YOUR OBJECTIVE: Using the listing below, please gather every line containing the word "this".

━━━━━ PROVIDED RECORDS ━━━━━

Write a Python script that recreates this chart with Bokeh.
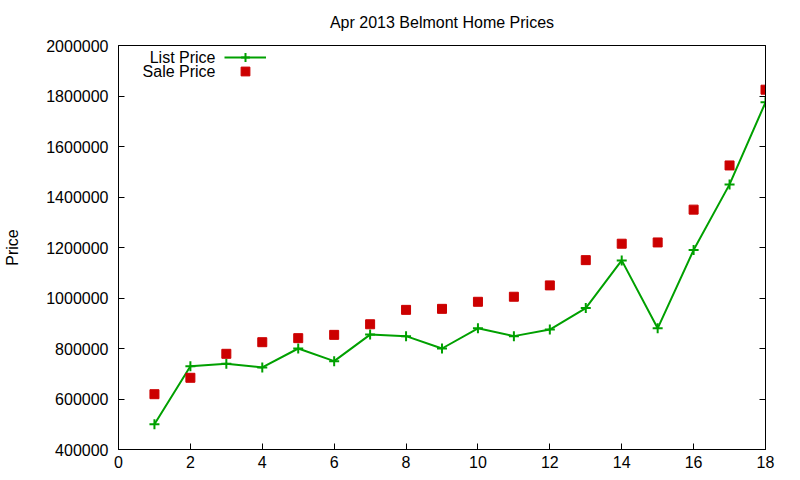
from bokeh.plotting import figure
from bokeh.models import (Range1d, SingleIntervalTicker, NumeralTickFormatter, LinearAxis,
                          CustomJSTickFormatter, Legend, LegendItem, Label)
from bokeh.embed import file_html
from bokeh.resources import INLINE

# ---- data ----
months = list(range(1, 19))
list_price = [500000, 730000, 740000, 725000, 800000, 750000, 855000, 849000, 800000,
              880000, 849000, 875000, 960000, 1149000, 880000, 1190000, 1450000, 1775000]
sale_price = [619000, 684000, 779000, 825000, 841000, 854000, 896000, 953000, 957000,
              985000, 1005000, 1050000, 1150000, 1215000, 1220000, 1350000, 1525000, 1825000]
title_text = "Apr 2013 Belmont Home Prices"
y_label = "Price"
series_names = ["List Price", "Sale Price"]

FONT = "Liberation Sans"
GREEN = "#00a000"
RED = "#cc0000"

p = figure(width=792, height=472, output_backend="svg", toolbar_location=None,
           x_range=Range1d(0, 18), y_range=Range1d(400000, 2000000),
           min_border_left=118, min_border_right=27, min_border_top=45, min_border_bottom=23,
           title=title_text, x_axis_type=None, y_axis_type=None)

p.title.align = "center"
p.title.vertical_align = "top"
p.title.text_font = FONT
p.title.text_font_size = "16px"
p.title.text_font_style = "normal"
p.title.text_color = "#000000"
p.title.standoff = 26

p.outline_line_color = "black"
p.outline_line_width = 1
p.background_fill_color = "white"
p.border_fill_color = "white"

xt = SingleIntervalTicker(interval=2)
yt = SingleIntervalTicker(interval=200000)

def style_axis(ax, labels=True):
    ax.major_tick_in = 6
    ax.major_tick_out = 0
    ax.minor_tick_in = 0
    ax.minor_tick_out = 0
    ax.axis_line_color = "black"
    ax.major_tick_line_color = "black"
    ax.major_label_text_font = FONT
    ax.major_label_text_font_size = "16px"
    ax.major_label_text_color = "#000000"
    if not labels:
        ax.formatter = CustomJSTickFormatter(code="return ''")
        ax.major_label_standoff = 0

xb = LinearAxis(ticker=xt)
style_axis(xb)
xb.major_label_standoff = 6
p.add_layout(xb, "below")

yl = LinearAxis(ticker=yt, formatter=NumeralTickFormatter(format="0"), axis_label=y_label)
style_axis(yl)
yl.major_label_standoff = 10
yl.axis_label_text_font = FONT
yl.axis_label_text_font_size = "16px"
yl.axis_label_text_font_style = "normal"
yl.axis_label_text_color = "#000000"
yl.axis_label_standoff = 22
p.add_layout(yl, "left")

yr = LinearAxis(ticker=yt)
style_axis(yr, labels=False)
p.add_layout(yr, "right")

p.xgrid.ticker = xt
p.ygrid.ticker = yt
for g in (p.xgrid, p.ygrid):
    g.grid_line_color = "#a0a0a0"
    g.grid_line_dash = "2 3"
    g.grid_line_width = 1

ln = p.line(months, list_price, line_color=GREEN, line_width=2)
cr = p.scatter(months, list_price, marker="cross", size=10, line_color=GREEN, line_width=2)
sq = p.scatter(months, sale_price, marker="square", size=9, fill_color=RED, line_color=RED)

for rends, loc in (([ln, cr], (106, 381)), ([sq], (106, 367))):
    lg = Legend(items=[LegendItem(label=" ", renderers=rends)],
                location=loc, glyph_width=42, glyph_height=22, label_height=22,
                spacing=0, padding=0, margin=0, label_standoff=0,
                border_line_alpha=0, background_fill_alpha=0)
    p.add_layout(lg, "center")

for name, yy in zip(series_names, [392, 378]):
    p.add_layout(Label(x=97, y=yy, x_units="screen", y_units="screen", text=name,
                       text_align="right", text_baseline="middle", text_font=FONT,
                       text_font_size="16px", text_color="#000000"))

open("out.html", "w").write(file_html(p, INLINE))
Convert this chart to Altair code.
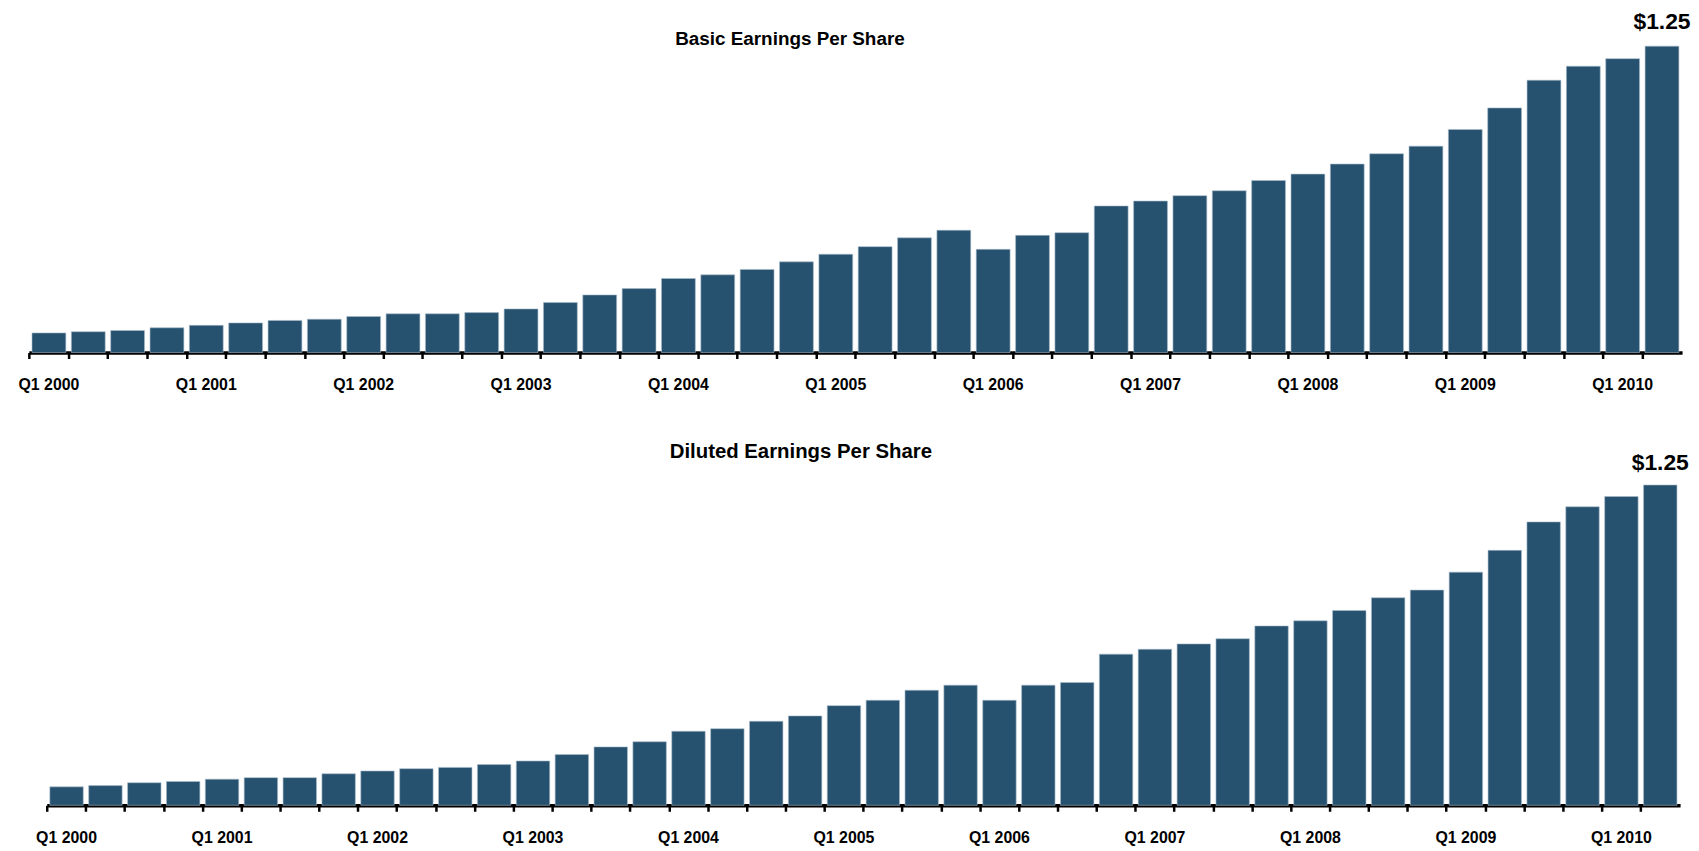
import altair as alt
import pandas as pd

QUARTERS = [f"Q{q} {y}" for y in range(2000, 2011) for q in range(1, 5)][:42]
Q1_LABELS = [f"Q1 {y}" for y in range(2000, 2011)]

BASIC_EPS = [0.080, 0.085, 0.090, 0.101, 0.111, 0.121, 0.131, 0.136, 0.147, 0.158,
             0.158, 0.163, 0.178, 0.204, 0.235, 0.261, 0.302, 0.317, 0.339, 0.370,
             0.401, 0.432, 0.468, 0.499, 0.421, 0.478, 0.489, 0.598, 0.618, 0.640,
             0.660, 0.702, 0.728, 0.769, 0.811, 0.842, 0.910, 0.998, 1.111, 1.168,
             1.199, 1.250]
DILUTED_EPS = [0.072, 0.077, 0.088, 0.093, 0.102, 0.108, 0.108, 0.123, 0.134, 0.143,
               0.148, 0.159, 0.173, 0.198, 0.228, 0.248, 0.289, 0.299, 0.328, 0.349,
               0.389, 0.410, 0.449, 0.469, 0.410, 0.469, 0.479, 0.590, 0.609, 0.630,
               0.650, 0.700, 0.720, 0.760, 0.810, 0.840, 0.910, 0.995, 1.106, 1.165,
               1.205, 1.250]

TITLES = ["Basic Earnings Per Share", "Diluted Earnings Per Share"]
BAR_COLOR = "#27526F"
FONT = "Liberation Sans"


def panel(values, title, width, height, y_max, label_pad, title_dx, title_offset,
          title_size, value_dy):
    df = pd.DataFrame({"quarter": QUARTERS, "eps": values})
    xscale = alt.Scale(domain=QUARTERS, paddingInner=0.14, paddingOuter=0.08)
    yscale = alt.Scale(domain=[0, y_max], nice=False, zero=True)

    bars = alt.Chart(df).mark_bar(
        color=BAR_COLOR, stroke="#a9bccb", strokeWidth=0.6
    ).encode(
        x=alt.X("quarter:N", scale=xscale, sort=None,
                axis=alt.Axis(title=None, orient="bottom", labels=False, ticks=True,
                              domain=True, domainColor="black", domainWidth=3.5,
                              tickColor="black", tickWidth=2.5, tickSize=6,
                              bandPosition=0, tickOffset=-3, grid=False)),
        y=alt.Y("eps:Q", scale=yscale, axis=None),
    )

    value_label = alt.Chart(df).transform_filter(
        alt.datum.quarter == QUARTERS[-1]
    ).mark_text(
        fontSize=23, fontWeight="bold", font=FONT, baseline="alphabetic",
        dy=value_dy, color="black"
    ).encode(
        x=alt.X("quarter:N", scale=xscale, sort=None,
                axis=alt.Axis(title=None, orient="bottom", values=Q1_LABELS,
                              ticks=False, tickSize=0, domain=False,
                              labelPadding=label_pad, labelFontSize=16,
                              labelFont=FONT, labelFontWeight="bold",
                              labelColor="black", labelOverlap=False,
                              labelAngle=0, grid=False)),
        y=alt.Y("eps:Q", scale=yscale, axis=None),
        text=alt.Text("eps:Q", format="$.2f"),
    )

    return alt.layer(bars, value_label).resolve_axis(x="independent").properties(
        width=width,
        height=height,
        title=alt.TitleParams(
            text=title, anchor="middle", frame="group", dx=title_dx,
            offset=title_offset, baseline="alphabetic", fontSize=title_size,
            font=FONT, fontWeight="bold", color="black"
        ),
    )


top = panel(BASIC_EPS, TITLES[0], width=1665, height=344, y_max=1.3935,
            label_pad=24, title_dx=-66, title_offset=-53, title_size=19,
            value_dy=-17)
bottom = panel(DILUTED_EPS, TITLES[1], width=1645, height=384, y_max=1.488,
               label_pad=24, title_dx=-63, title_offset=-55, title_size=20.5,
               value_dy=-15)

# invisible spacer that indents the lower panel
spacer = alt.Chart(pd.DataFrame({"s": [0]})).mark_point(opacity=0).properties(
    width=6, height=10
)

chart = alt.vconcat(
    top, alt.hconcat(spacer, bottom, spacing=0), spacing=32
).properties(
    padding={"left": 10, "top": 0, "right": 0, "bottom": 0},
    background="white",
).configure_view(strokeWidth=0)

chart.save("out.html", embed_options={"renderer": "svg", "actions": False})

━━━━━

SOLUTION TO THE EXERCISE:
Write a Python script that recreates this chart with Bokeh.
Convert this chart to Altair code.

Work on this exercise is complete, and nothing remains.